If there is at least one replica metadata mismatch, the distributor automatically initiates a read-repair process:

  1. The distributor splits the bucket replicas into subsets based on their metadata, where all replicas in each subset have the same metadata. It then sends a lightweight metadata-only Get to one replica in each subset. The core assumption is that all these replicas have the same set of document versions, and that it suffices to consult one replica in the set. If a metadata read fails, the distributor will automatically fail over to another replica in the subset.
  2. It then sends one full Get to a node in the replica set that returned the highest timestamp.
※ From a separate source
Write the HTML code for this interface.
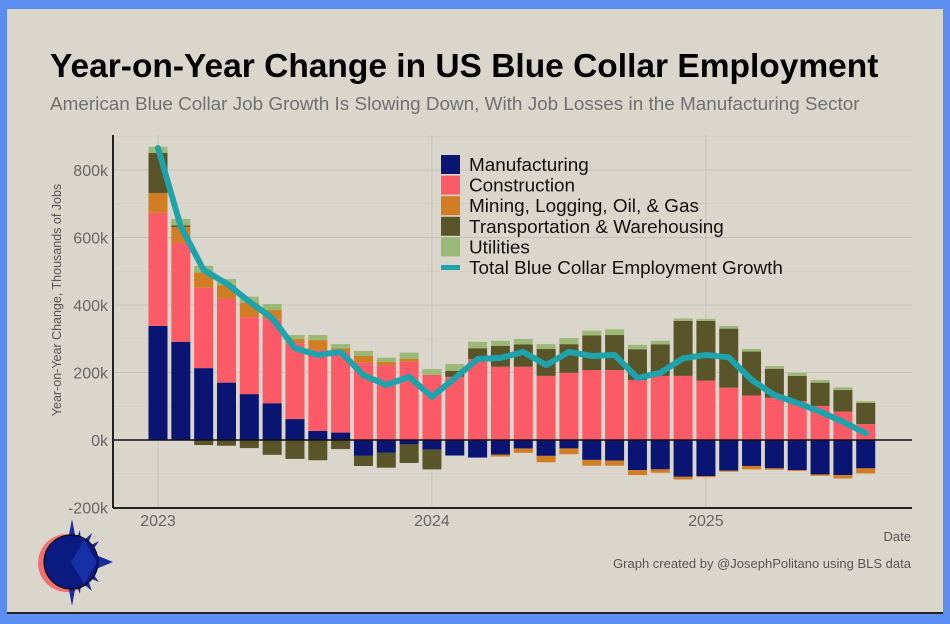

This means that if you have 100 replicas and 1 has different metadata from the remaining 99, only 2 nodes in total will be initially queried, and only 1 will receive the actual (full) Get read.

Similar algorithms are used by other operations that may trigger read/write-repair.

Since Vespa performs read-repair when inconsistencies are detected, does this mean replies are strongly consistent?

Unfortunately not. Vespa does not offer any cross-document transactions, so in this case strong consistency implies single-object linearizability (as opposed to strict serializability across multiple objects). Linearizability requires the ability to reach a majority consensus amongst a particular known and stable configuration of replicas (side note: replica sets can be reconfigured in strongly consistent algorithms like Raft and Paxos, but such a reconfiguration must also be threaded through the consensus machinery).

The active replica set for a given data bucket (and thus the documents it logically contains) is ephemeral and dynamic based on the nodes that are currently available in the cluster (as seen from the cluster controller). This precludes having a stable set of replicas that can be used for reaching majority decisions.

See also Vespa and CAP.

In what kind of scenario might Vespa return a stale version of a document?

Stale document versions may be returned when all replicas containing the most recent document version have become unavailable.

Example scenario (for simplicity—but without loss of generality—assuming redundancy 1) in a cluster with two nodes {A, B}:

  1. Document X is stored in a replica on node A with timestamp 100.
  2. Node A goes down; node B takes over ownership.
  3. A write request is received for document X; it is stored on node B with timestamp 200 and ACKed to the client.
  4. Node B goes down.
  5. Node A comes back up.
  6. A read request arrives for document X. The only visible replica is on node A, which ends up serving the request.
  7. The document version at timestamp 100 is returned to the client.

Since the write at t=200 happens-after the write at t=100, returning the version at t=100 violates linearizability.